[Start of Provided data]

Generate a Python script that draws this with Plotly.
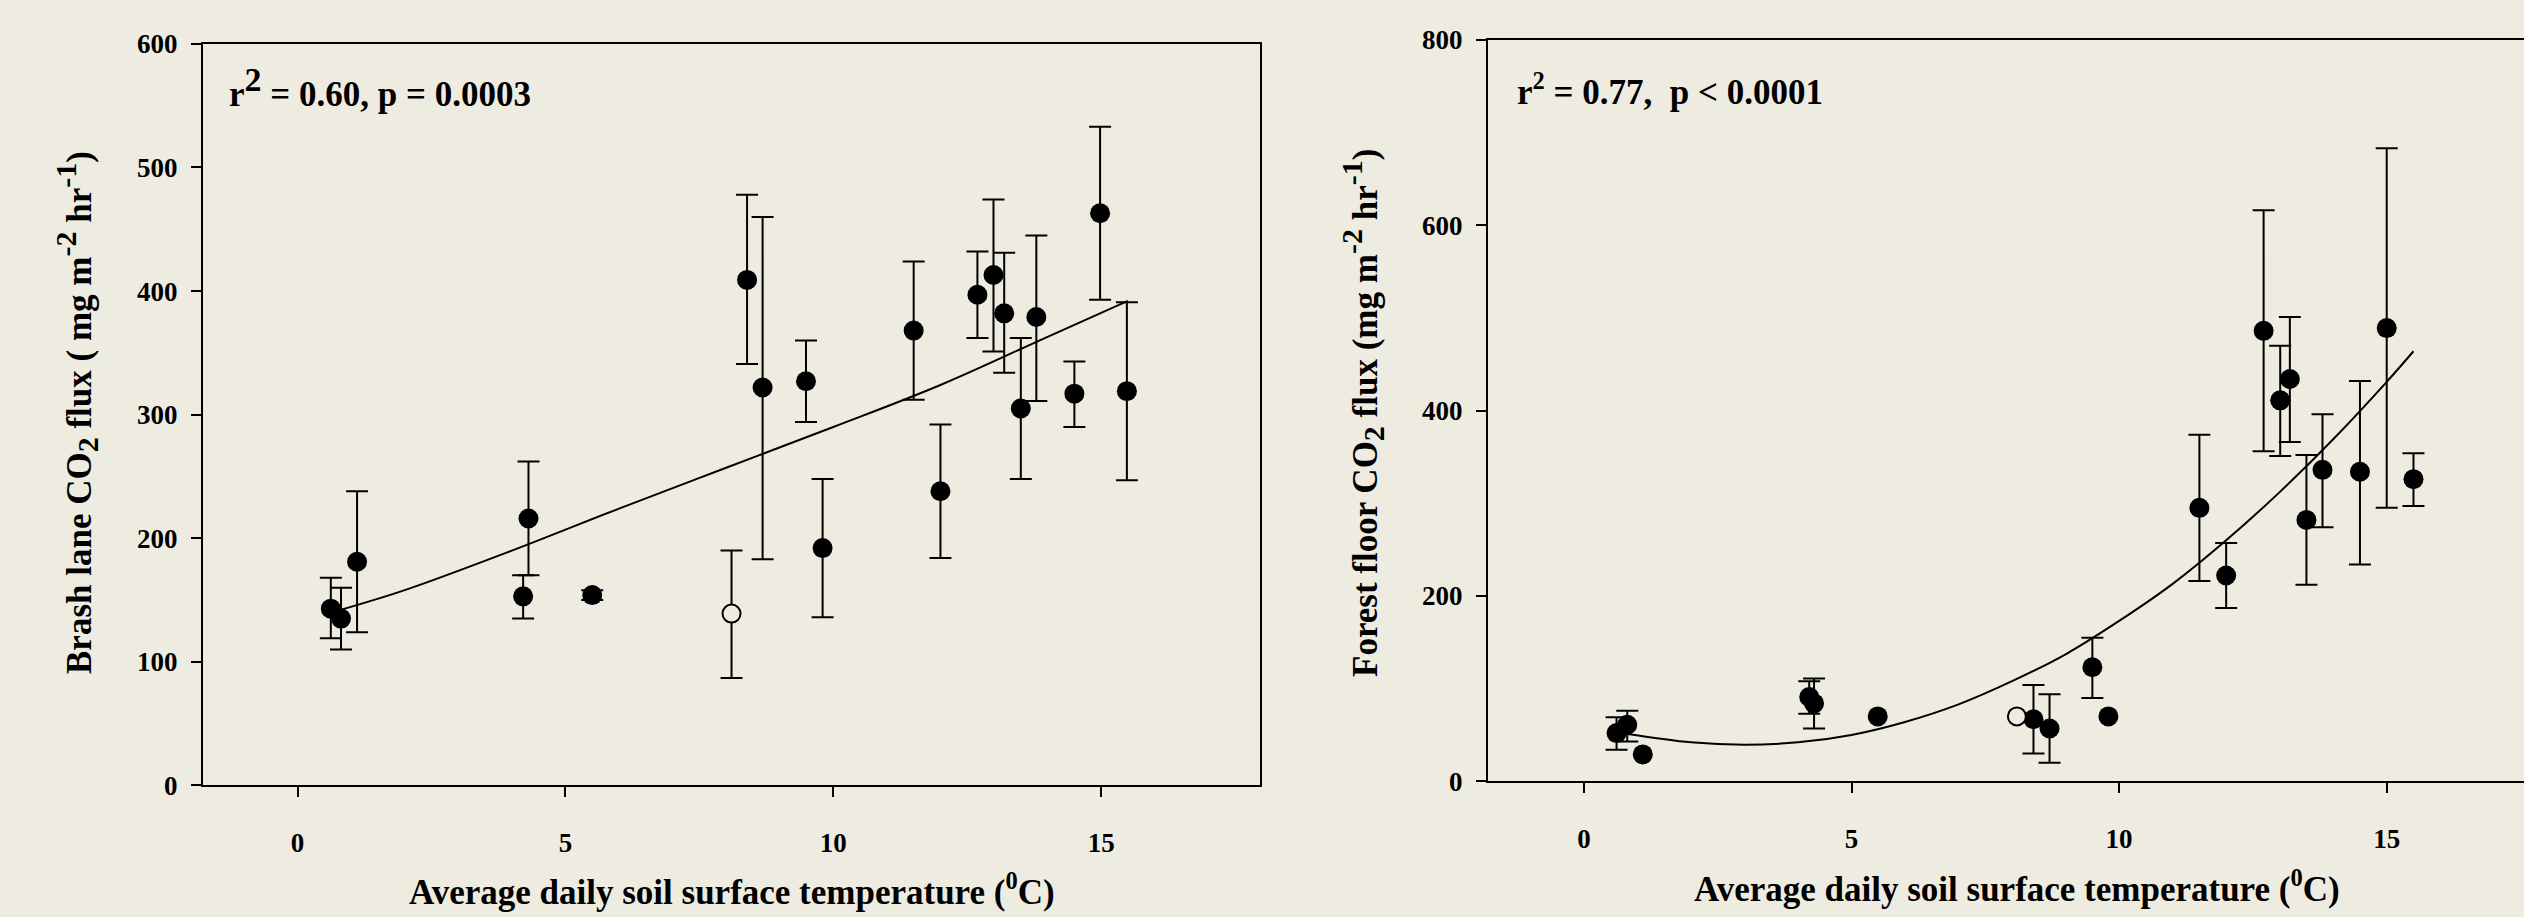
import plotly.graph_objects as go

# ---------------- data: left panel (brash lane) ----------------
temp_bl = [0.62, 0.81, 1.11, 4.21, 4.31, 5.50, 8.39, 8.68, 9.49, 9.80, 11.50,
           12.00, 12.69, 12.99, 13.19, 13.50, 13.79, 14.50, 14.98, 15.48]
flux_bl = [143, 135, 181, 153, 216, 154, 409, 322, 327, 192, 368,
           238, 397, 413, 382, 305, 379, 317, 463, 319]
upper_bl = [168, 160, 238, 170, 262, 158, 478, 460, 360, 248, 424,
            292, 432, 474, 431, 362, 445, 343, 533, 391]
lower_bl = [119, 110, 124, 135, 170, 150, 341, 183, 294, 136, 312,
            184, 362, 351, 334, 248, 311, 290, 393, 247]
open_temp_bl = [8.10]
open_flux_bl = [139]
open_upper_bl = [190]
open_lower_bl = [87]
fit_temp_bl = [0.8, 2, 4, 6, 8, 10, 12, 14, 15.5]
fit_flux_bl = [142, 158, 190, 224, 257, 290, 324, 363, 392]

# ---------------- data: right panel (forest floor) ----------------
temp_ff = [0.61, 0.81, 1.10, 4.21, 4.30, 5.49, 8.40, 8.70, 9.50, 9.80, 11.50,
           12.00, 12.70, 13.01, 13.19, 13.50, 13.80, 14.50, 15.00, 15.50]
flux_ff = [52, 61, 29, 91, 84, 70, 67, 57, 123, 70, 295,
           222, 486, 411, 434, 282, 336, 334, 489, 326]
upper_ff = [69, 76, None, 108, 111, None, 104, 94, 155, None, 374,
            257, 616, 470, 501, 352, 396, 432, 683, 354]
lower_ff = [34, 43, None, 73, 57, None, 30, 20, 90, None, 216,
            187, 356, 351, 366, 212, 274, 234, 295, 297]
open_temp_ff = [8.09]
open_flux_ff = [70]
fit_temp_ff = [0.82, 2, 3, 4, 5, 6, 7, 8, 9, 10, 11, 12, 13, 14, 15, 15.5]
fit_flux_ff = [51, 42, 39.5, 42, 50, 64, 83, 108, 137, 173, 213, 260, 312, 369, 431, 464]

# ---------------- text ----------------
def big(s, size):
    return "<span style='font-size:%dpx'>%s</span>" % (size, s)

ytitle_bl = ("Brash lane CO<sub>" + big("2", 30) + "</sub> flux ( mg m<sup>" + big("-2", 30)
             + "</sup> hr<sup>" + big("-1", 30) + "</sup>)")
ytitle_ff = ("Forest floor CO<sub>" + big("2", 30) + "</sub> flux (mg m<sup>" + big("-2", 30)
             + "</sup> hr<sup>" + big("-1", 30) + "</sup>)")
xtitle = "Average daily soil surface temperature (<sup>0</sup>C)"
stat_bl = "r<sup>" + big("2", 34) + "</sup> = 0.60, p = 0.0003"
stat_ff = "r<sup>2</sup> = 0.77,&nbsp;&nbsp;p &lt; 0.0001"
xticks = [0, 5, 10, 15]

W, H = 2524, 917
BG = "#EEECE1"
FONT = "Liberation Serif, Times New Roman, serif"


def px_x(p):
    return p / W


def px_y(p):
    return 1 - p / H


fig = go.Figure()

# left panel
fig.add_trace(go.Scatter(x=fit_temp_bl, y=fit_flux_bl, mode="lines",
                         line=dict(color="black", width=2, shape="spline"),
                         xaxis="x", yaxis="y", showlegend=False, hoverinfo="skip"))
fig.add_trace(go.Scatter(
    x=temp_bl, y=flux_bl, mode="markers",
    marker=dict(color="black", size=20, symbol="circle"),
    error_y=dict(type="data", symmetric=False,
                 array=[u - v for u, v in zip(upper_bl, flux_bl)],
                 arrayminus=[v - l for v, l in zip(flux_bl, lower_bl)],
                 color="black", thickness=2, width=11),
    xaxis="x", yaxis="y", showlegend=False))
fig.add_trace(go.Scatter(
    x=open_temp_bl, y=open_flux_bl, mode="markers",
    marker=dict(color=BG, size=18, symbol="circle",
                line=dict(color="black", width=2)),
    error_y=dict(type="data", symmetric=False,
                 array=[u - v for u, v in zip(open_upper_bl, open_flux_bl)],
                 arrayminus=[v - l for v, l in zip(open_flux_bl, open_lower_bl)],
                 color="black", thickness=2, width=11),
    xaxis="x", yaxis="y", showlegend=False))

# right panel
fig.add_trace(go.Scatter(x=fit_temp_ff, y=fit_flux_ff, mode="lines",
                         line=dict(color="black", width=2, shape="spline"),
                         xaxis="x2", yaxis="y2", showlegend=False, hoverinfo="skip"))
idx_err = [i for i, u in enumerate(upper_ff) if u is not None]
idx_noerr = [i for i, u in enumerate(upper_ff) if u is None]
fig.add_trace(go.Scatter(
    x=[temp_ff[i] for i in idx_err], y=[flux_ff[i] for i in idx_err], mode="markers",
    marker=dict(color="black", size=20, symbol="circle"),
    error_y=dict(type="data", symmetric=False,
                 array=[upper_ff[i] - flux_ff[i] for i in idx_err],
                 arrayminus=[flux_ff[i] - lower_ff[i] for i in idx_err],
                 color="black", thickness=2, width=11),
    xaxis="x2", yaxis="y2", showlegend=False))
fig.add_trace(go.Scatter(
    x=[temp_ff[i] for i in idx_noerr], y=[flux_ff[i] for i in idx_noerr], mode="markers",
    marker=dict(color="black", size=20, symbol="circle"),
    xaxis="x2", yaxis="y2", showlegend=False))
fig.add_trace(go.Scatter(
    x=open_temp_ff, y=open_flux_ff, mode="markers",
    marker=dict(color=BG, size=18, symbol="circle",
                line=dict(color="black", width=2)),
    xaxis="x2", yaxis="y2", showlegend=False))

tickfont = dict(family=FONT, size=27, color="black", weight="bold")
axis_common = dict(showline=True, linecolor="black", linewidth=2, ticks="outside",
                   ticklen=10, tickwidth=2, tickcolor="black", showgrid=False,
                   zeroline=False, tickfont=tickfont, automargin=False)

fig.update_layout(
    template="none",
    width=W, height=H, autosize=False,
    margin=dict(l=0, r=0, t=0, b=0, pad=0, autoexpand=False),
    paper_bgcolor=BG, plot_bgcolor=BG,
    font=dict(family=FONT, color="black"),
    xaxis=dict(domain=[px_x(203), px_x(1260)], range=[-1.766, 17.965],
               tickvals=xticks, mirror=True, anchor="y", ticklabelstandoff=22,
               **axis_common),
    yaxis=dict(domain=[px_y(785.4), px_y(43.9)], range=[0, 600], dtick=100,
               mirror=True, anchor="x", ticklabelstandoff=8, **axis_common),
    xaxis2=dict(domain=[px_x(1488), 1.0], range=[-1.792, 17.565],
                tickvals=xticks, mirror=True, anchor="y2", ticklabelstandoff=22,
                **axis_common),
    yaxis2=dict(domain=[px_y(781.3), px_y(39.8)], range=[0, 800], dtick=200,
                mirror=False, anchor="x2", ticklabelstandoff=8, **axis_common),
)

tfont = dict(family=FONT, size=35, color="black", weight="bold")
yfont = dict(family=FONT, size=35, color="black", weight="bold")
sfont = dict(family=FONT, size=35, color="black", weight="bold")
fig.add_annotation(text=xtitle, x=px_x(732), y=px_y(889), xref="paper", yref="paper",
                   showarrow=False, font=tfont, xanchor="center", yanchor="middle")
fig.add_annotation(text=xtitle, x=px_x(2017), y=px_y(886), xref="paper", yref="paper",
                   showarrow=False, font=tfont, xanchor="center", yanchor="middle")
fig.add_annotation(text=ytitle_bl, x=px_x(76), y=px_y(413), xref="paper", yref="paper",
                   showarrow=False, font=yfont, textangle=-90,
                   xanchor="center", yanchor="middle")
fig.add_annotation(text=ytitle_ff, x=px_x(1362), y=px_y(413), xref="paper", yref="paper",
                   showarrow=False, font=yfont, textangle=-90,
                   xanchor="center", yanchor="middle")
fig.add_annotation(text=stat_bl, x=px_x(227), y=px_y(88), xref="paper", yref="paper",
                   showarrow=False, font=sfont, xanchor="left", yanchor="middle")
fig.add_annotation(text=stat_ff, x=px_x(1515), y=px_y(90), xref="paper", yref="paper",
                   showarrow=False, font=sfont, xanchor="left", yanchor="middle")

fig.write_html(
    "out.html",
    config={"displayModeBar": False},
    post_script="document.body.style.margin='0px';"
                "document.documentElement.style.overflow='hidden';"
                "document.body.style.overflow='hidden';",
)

[End of Provided data]

**Problem details**: Repeat the lines of the listing above verbatim, beginning at its first line and ending at the line containing "import plotly.graph_objects as go", which is included. Omit pictures.

**Reply**:
Generate a Python script that draws this with Plotly.
import plotly.graph_objects as go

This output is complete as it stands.